◆ **Required work**: Each line containing the word "chart" must be reported.

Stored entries
——————
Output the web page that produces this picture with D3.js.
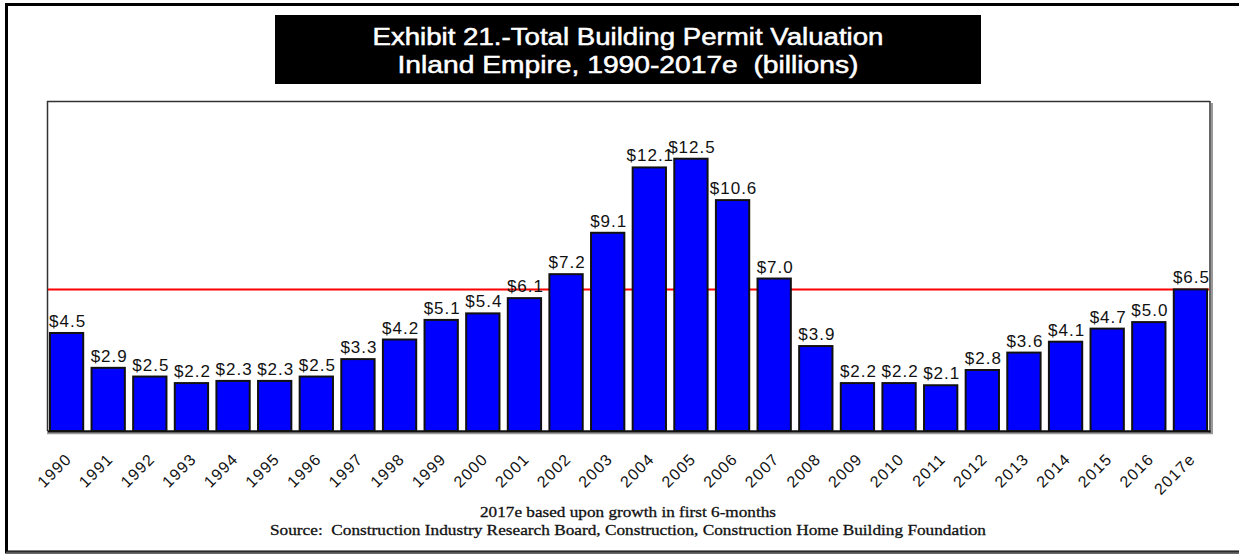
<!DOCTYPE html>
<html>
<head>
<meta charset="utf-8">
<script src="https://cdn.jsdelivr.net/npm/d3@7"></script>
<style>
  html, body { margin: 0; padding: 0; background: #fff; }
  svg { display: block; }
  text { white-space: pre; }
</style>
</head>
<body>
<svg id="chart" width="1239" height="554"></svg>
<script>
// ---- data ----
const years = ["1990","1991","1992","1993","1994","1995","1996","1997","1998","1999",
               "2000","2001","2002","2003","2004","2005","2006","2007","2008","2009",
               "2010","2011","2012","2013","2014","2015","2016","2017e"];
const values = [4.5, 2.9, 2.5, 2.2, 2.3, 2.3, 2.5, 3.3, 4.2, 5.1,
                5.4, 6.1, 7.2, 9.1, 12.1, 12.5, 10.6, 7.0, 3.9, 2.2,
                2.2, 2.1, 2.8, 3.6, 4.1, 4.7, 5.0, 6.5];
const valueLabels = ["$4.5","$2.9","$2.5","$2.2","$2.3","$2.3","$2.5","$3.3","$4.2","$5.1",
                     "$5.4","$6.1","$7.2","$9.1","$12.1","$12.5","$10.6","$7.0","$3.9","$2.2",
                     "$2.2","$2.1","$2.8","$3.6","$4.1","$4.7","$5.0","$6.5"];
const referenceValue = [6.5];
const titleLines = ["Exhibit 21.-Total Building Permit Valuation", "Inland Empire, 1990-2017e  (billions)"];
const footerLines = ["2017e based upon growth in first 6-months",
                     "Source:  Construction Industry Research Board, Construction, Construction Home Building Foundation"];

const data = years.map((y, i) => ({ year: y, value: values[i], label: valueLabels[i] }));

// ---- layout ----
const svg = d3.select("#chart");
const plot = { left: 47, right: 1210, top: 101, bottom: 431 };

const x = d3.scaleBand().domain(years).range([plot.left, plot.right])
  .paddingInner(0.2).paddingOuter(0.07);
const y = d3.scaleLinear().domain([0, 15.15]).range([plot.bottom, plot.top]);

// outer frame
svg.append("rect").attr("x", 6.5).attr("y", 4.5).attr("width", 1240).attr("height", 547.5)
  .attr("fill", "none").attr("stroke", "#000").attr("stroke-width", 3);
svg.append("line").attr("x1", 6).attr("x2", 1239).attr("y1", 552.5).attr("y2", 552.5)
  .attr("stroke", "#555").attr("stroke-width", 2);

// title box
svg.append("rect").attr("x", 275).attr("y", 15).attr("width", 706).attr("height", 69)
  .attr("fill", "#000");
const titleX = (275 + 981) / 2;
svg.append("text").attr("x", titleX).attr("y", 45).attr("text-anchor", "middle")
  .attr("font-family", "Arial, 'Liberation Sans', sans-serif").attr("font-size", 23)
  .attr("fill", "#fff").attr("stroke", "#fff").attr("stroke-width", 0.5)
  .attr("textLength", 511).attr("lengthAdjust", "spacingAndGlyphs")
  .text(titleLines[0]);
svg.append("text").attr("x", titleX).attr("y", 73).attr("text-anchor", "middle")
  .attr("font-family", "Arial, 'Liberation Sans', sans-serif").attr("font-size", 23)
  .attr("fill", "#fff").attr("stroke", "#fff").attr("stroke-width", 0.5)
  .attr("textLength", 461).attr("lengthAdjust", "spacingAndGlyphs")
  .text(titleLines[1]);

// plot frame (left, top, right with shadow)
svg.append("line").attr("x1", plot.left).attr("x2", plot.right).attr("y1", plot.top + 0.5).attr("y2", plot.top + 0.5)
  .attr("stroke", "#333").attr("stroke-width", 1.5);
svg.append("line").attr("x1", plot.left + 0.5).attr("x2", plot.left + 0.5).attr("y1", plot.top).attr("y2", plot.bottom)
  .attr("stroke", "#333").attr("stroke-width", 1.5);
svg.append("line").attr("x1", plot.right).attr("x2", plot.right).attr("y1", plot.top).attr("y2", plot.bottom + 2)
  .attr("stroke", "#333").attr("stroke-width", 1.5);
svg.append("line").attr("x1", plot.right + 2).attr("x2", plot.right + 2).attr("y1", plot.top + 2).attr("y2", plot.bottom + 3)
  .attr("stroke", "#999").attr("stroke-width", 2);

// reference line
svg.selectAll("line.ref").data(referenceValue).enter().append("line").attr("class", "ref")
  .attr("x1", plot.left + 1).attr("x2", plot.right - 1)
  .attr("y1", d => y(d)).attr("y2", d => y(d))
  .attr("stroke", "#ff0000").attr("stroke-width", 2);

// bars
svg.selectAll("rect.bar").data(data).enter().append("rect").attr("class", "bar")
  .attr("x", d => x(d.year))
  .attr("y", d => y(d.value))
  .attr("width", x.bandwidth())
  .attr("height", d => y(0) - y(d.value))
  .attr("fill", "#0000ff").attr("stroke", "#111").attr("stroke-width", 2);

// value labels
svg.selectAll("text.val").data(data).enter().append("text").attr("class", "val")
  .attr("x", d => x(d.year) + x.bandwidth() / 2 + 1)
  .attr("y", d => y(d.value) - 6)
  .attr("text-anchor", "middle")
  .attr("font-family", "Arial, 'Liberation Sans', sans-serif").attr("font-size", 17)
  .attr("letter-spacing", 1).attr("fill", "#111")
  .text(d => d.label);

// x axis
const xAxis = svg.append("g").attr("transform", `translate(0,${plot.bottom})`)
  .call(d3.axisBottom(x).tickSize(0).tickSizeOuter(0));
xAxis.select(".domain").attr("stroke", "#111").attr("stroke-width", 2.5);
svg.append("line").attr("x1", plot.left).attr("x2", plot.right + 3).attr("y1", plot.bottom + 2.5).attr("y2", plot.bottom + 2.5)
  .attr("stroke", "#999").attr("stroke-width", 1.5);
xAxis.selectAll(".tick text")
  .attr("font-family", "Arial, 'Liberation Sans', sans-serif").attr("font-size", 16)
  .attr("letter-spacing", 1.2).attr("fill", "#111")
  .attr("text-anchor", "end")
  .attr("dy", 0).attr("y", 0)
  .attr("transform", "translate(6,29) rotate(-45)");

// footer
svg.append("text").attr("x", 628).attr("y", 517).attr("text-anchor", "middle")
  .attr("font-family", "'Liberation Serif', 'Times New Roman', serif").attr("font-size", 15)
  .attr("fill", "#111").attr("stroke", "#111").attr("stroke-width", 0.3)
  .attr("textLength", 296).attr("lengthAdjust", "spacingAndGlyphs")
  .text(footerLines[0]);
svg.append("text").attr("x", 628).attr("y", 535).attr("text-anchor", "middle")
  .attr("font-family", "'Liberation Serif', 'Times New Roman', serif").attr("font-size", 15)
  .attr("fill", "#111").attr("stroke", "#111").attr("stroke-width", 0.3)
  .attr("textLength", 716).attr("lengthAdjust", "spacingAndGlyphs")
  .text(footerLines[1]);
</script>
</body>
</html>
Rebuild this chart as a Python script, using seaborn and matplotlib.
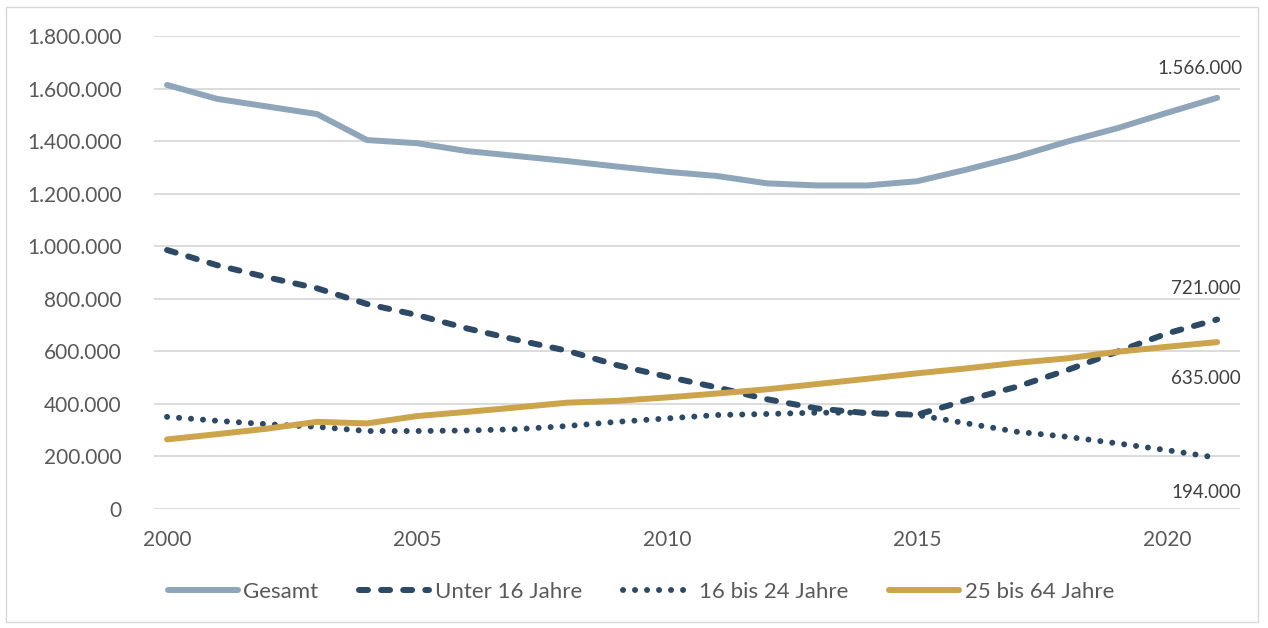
——————
◆ **Full output**:
<svg id="chart" width="1239" height="554"></svg>
const svg = d3.select("#chart");
Rebuild this chart as a Python script, using seaborn and matplotlib.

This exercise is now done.